Les artistes programmés au festival « Les Zébrures du printemps », qui se tenait à Limoges du 20 au 26 mars, témoignent de la transformation de la francophonie, alors que l’influence politique de l’hexagone décroît dans les pays africains où l’on parle français.
« Rien ne se perd, rien ne se crée, tout se transforme », formula le chimiste Antoine Lavoisier. Il en va de la matière, qu’il étudiait, comme de la francophonie dans les pays africains. Pour leurs autrices et leurs auteurs. Pour leurs spectatrices et leurs spectateurs. Et c’est une excellente nouvelle. La dernière édition du festival consacré aux artistes francophones « Les Zébrures du printemps », qui se tenait à Limoges du 20 au 26 mars, en fit une démonstration éclatante. Quand bien même le constat demeure étrangement paradoxal… Si la France perd de son influence politique en Afrique, la francophonie s’impose toujours comme un terrain de jeu privilégié pour ses artistes, qui s’en servent pour dépeindre un monde plus globalisé et multipolaire, qui l’enrichissent et la métissent au contact d’autres langues.
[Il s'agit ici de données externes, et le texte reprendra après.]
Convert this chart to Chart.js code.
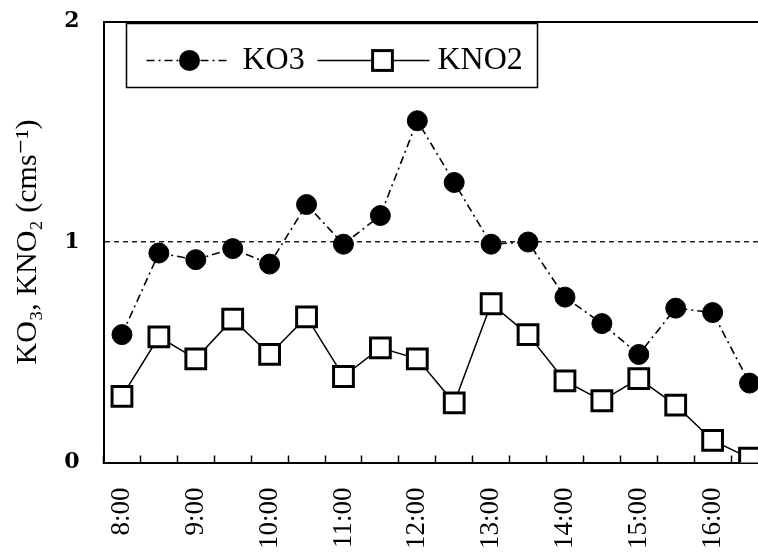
<!DOCTYPE html>
<html>
<head>
<meta charset="utf-8">
<script src="https://cdn.jsdelivr.net/npm/chart.js@4.4.0/dist/chart.umd.min.js"></script>
<style>
  html, body { margin: 0; padding: 0; background: #fff; overflow: hidden; }
  #wrap { width: 768px; height: 558px; }
</style>
</head>
<body>
<div id="wrap"><canvas id="chart" width="768" height="558"></canvas></div>
<script>
const times = ['8:00', '8:30', '9:00', '9:30', '10:00', '10:30', '11:00', '11:30', '12:00',
  '12:30', '13:00', '13:30', '14:00', '14:30', '15:00', '15:30', '16:00', '16:30'];
const ko3 = [0.58, 0.95, 0.92, 0.97, 0.90, 1.17, 0.99, 1.12, 1.55,
  1.27, 0.99, 1.00, 0.75, 0.63, 0.49, 0.70, 0.68, 0.36];
const kno2 = [0.30, 0.57, 0.47, 0.65, 0.49, 0.66, 0.39, 0.52, 0.47,
  0.27, 0.72, 0.58, 0.37, 0.28, 0.38, 0.26, 0.10, 0.02];
const yTicks = [0, 1, 2];

const serif = "'Liberation Serif', 'DejaVu Serif', serif";

// legend drawn as a box inside the plot, like the original figure
const boxLegend = {
  id: 'boxLegend',
  afterDatasetsDraw(chart) {
    const { ctx, chartArea } = chart;
    const left = chartArea.left + 23, top = chartArea.top + 2, w = 411, h = 64;
    const cy = top + h / 2 + 5;
    const ds = chart.data.datasets;
    ctx.save();
    ctx.fillStyle = '#fff';
    ctx.fillRect(left, top, w, h);
    ctx.strokeStyle = '#000';
    ctx.lineWidth = 1.5;
    ctx.strokeRect(left, top, w, h);

    // KO3
    ctx.setLineDash(ds[0].borderDash);
    ctx.lineWidth = ds[0].borderWidth;
    ctx.beginPath();
    ctx.moveTo(left + 20, cy);
    ctx.lineTo(left + 104, cy);
    ctx.stroke();
    ctx.setLineDash([]);
    ctx.beginPath();
    ctx.arc(left + 63, cy, ds[0].pointRadius + 0.5, 0, Math.PI * 2);
    ctx.fillStyle = '#000';
    ctx.fill();

    // KNO2
    ctx.lineWidth = ds[1].borderWidth;
    ctx.beginPath();
    ctx.moveTo(left + 191, cy);
    ctx.lineTo(left + 303, cy);
    ctx.stroke();
    const s = ds[1].pointRadius * Math.SQRT1_2;
    ctx.fillStyle = '#fff';
    ctx.fillRect(left + 256 - s, cy - s, 2 * s, 2 * s);
    ctx.lineWidth = ds[1].pointBorderWidth;
    ctx.strokeRect(left + 256 - s, cy - s, 2 * s, 2 * s);

    ctx.fillStyle = '#000';
    ctx.font = '32px ' + serif;
    ctx.textBaseline = 'middle';
    ctx.fillText(ds[0].label, left + 116, cy);
    ctx.fillText(ds[1].label, left + 311, cy);
    ctx.restore();
  }
};

new Chart(document.getElementById('chart'), {
  type: 'line',
  data: {
    labels: times,
    datasets: [
      {
        label: 'KO3',
        data: ko3,
        borderColor: '#000',
        borderWidth: 1.6,
        borderDash: [8, 4, 2, 4],
        pointStyle: 'circle',
        pointRadius: 10,
        pointBorderWidth: 1,
        pointBackgroundColor: '#000',
        pointBorderColor: '#000',
        tension: 0
      },
      {
        label: 'KNO2',
        data: kno2,
        borderColor: '#000',
        borderWidth: 1.5,
        pointStyle: 'rect',
        pointRadius: 14,
        pointBorderWidth: 3,
        pointBackgroundColor: '#fff',
        pointBorderColor: '#000',
        tension: 0
      }
    ]
  },
  options: {
    responsive: false,
    devicePixelRatio: 1,
    animation: false,
    layout: { autoPadding: false, padding: { top: 21.5, right: 0, bottom: 0, left: 0 } },
    plugins: {
      legend: { display: false },
      tooltip: { enabled: false }
    },
    scales: {
      x: {
        type: 'category',
        offset: true,
        grid: {
          offset: true,
          drawOnChartArea: false,
          drawTicks: true,
          tickLength: -7,
          tickWidth: 1.5,
          tickColor: '#000'
        },
        border: { color: '#000', width: 2 },
        ticks: {
          autoSkip: false,
          maxRotation: 90,
          minRotation: 90,
          padding: 32,
          color: '#000',
          font: { family: serif, size: 27 },
          callback: (value, index) => times[index].endsWith(':00') ? times[index] : ''
        },
        afterFit: scale => {
          scale.height = 95.5;
          scale.paddingLeft = 0;
          scale.paddingRight = 0;
        }
      },
      x2: {
        type: 'category',
        position: 'top',
        grid: { display: false, drawTicks: false },
        ticks: { display: false },
        border: { display: true, color: '#000', width: 2 },
        afterFit: scale => {
          scale.height = 0;
          scale.paddingLeft = 0;
          scale.paddingRight = 0;
        }
      },
      y: {
        min: 0,
        max: 2,
        afterBuildTicks: scale => { scale.ticks = yTicks.map(v => ({ value: v })); },
        grid: {
          drawTicks: false,
          lineWidth: 1.5,
          color: c => c.tick && c.tick.value === 1 ? '#222' : 'rgba(0,0,0,0)'
        },
        border: { color: '#000', width: 2, dash: [5, 4] },
        ticks: {
          padding: 24,
          color: '#000',
          font: { family: "'DejaVu Serif', serif", size: 22, weight: 'bold' }
        },
        title: {
          display: true,
          text: 'KO₃, KNO₂ (cms⁻¹)',
          color: '#000',
          font: { family: serif, size: 30 },
          padding: { top: 10, bottom: 0 }
        },
        afterFit: scale => {
          scale.width = 103.5;
          scale.paddingTop = 0;
          scale.paddingBottom = 0;
        }
      }
    }
  },
  plugins: [boxLegend]
});
</script>
</body>
</html>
Au premier plan, l’économie accapare l’attention médiatique, comme souvent : c’est connu, la Russie et la Chine s’imposent en Afrique depuis plus de quinze ans, avec leurs investissements, et leurs infrastructures gigantesques… Mais pas leur culture. « À ma connaissance, les populations des pays africains en contact avec ces puissances économiques ne pratiquent pas leur langue, et ne sont pas près de le faire, explique le directeur du festival Hassane Kassi Kouyaté. En revanche, la France perd indéniablement de son assise politique. Auparavant, les Instituts français étaient les interlocuteurs privilégiés des artistes. Désormais, les partenariats culturels se multiplient avec les Allemands, les Belges, les Norvégiens et les Turcs. Lesquels dispensent des cours de langues et toutes sortes d’ateliers… En clair, sur le terrain, la France recule. Pas la francophonie. »
Les thèmes traités témoignent de cette ouverture. Une question d’histoire et de génération. « Dans l’horizon de notre imaginaire, la France n’occupe plus la place privilégiée du temps de la Françafrique, commente Fatou Sy, artiste ivoirienne et autrice de l’excellent Reine Or. Dès lors, poursuit-elle, les questions liées à l’immigration ou la négritude, qui, jadis, nous taraudaient, ne sont plus du tout à l’ordre du jour. »
À titre d’exemple, son texte met en scène un groupe d’orpailleurs clandestins dirigé par une femme, Bébé, aux pouvoirs quasi surnaturels. Un sujet contemporain. Un sujet international. Un sujet, qui, d’ailleurs, pourrait faire l’objet d’une adaptation en série pour Netflix (avis aux amateurs), tant son rythme est haletant, ses rebondissements sont imprévus, et ses personnages hauts en couleur. « Un texte autant d’actualité en Côte d’Ivoire, au Sahel, qu’au Burkina Fasso, embraie Fatou Sy ; un sujet universellement africain ». L’air du temps est aux thématiques contemporaines : la place de la femme, les questions liées au genre, la mal-gouvernance, les mutations sociales… Et l’actualité. « On ne s’interdirait pas de parler du conflit entre la Russie et l’Ukraine. Désormais, tout est à notre portée », note l’autrice de Reine Or.
Qui écrit en Français. Surtout. Mais pas que. Plus que jamais, l’heure est au métissage linguistique. « Évidemment, on ne parle pas le français comme en France. On parle le français ivoirien. On a recolonisé la langue du colonisateur, et ce depuis bien longtemps. La nouveauté, c’est que l’on inclut nos langues vernaculaires dans nos textes. Le malinké en l’occurrence. » Une perspective créatrice, et un horizon émancipateur. Ainsi la langue se redéfinit et s’enrichit. « Tout est une question de dosage, continue l’artiste. Il ne faut pas perdre de vue que notre public se trouve surtout en France. » Même son de cloche au Rwanda, où depuis 2021 le français fait à nouveau partie des langues officielles, à côté de l’anglais. Claudia Shimwa, qui présenta Le Silence qui sait tant aux Zébrures du Printemps, traite des non-dits qui minent la société rwandaise. L’autrice écrit dans la langue de Molière, à cause de l’histoire, et à cause de l’école. Mais elle entend le multilinguisme de son pays, et elle s’en inspire. « Les Rwandais sont trilingues en réalité. Le français pour l’école. L’anglais pour le boulot. Le kinyarwanda à la maison. C’est un patchwork passionnant. On jongle. Et en jonglant, on réinvente », explique-t-elle. Ainsi, il faudrait détourner la célèbre formule d’Antoine Lavoisier : « Rien ne se perd, mais tout se crée ».